Preparation and characterization of sustained-release levofloxacin bone tissue-engineered three-dimensional silk fibroin/chitosan/nano-hydroxyapatite scaffold
10.3969/j.issn.2095-4344.1672
- VernacularTitle:缓释左氧氟沙星三维丝素蛋白/壳聚糖/纳米羟基磷灰石复合骨组织工程支架材料的制备与表征
- Author:
Peng YE
1
;
Fuli LUO
;
Anping LIU
;
Haizhen DUAN
;
Quan HU
;
Wenjin HUANG
;
Yun CHENG
;
Anyong YU
Author Information
1. 遵义医学院附属医院急救创伤病区
- Keywords:
Ofloxacin;
Silk;
Chitosan;
Hydroxyapatites;
Tissue Engineering
- From:
Chinese Journal of Tissue Engineering Research
2019;23(14):2147-2155
- CountryChina
- Language:Chinese
-
Abstract:
BACKGROUND: Preliminary study has prepared the three-dimensional silk fibroin/chitosan/nano-hydroxyapatite scaffold successfully.OBJECTIVE: To explore the mechanical properties, physical characteristics, chemical composition and antibiotic sustained-release ability of three-dimensional silk fibroin/chitosan/nano-hydroxyapatite scaffold loaded with levofloxacin. METHODS: Levofloxacin/chitosan (3:1) microspheres were constructed by emulsion settlement filter method. 5, 7.5 and 10 g of microspheres were added into 2% of silk fibroin/chitosan/nano-hydroxyapatite mixed solution through freeze drying and chemical cross-linking to obtain the scaffolds loaded with antibiotics. The scaffolds loaded with antibiotics underwent scanning electron microscope observation, and chemical composition analysis. The sustained release, mechanical properties, porosity, water absorption expansion rate and hot water soluble loss rate were detected. RESULTS AND CONCLUSION: (1) Scanning electron microscope observed that there were drug microspheres at the inner wall of the scaffold, and the voidage was decreased with mass of microspheres increasing. (2) Energy spectrum analysis showed that the three kinds of scaffolds were rich in calcium and phosphonium ions. (3) The three kinds of scaffolds showed the same releasing trend, which presented with sudden-release effect at the former 3 days (release> 50%) , and then tended to be stable.
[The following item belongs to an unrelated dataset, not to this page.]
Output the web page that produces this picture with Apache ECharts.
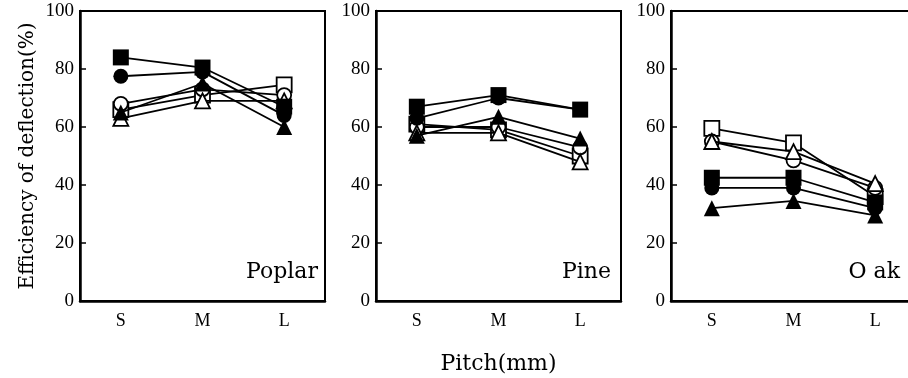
<!DOCTYPE html>
<html><head><meta charset="utf-8">
<script src="https://cdn.jsdelivr.net/npm/echarts@6/dist/echarts.min.js"></script>
<style>html,body{margin:0;padding:0;background:#fff}#c{width:908px;height:378px}</style>
</head><body><div id="c"></div>
<script>
const categories = ['S', 'M', 'L'];
const panels = ['Poplar', 'Pine', 'O ak'];
const yTicks = [0, 20, 40, 60, 80, 100];

// Poplar
const poplarFilledSquare   = [84, 80.5, 67];
const poplarFilledCircle   = [77.5, 79, 64];
const poplarFilledTriangle = [65, 75, 60];
const poplarOpenSquare     = [66, 71, 74.5];
const poplarOpenCircle     = [68, 73, 71];
const poplarOpenTriangle   = [63, 69, 69];
// Pine
const pineFilledSquare     = [67, 71, 66];
const pineFilledCircle     = [63, 70, 66];
const pineFilledTriangle   = [57, 63.5, 56];
const pineOpenSquare       = [61, 59, 50];
const pineOpenCircle       = [60, 60, 53];
const pineOpenTriangle     = [58, 58, 48];
// Oak
const oakFilledSquare      = [42.5, 42.5, 34];
const oakFilledCircle      = [39, 39, 32];
const oakFilledTriangle    = [32, 34.5, 29.5];
const oakOpenSquare        = [59.5, 54.5, 36];
const oakOpenCircle        = [55, 48.5, 39];
const oakOpenTriangle      = [55, 51.5, 40.5];

const panelData = [
  [poplarOpenSquare, poplarOpenCircle, poplarOpenTriangle, poplarFilledTriangle, poplarFilledCircle, poplarFilledSquare],
  [pineOpenSquare, pineOpenCircle, pineOpenTriangle, pineFilledTriangle, pineFilledCircle, pineFilledSquare],
  [oakOpenSquare, oakOpenCircle, oakOpenTriangle, oakFilledTriangle, oakFilledCircle, oakFilledSquare]
];
const styles = [
  {symbol: 'rect', filled: false, size: 15},
  {symbol: 'circle', filled: false, size: 14},
  {symbol: 'triangle', filled: false, size: 15},
  {symbol: 'triangle', filled: true, size: 16},
  {symbol: 'circle', filled: true, size: 15},
  {symbol: 'rect', filled: true, size: 16}
];

const gridLefts = [80, 376, 671];
const serif = 'Liberation Serif';
const grids = [], xAxes = [], yAxes = [], series = [], graphics = [];
const labelRight = [318, 611, 900];

for (let p = 0; p < 3; p++) {
  grids.push({left: gridLefts[p], top: 11, width: 245, height: 290, show: true,
    outerBoundsMode: 'none', containLabel: false,
    borderColor: '#000', borderWidth: 2, backgroundColor: 'transparent'});
  xAxes.push({
    gridIndex: p, type: 'category', data: categories, boundaryGap: true,
    axisLine: {lineStyle: {color: '#000', width: 2.5}},
    axisTick: {inside: true, alignWithLabel: true, length: 5, lineStyle: {color: '#000', width: 1.5}},
    axisLabel: {color: '#000', fontFamily: serif, fontSize: 18, margin: 11},
    name: p === 1 ? 'Pitch(mm)' : '', nameLocation: 'middle', nameGap: 52,
    nameTextStyle: {color: '#000', fontFamily: 'DejaVu Serif', fontSize: 22}
  });
  yAxes.push({
    gridIndex: p, type: 'value', min: yTicks[0], max: yTicks[yTicks.length - 1], interval: 20,
    axisLine: {show: true, lineStyle: {color: '#000', width: 2.5}},
    axisTick: {show: true, inside: true, length: 6, lineStyle: {color: '#000', width: 1.5}},
    axisLabel: {color: '#000', fontFamily: serif, fontSize: 19, margin: 6},
    splitLine: {show: false},
    name: p === 0 ? 'Efficiency of deflection(%)' : '', nameLocation: 'middle', nameGap: 42,
    nameRotate: 90,
    nameTextStyle: {color: '#000', fontFamily: 'DejaVu Serif', fontSize: 20}
  });
  panelData[p].forEach((vals, i) => {
    const st = styles[i];
    series.push({
      type: 'line', xAxisIndex: p, yAxisIndex: p, data: vals,
      symbol: st.symbol, symbolSize: st.size, showSymbol: true,
      lineStyle: {color: '#000', width: 1.8},
      itemStyle: {color: st.filled ? '#000' : '#fff', borderColor: '#000', borderWidth: st.filled ? 0 : 1.8, opacity: 1},
      z: 2 + i, animation: false
    });
  });
  graphics.push({type: 'text', x: labelRight[p], y: 272,
    style: {text: panels[p], fill: '#000', font: '22px "DejaVu Serif"', textAlign: 'right', textVerticalAlign: 'middle'}});
}

const chart = echarts.init(document.getElementById('c'), null, {renderer: 'canvas'});
chart.setOption({
  animation: false,
  grid: grids, xAxis: xAxes, yAxis: yAxes, series: series, graphic: graphics
});
</script></body></html>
The release rate was the slowest in the scaffold loaded with 10 g of microscopes, and the rapidest in the scaffold loaded with 5 g of microscopes. (4) With the mass of microspheres increasing, there was an increase in the compressive and tension abilities and hot water soluble loss rate, and a decrease in the porosity, mean pore size and water absorption expansion rate. (5) These results indicate that the three-dimensional tissue-engineered scaffold loaded with levofloxacin is constructed successfully by freeze drying and chemical cross-linking method, which holds good sustained-release effect and compressive ability, water absorption expansion rate and hot water soluble loss rate.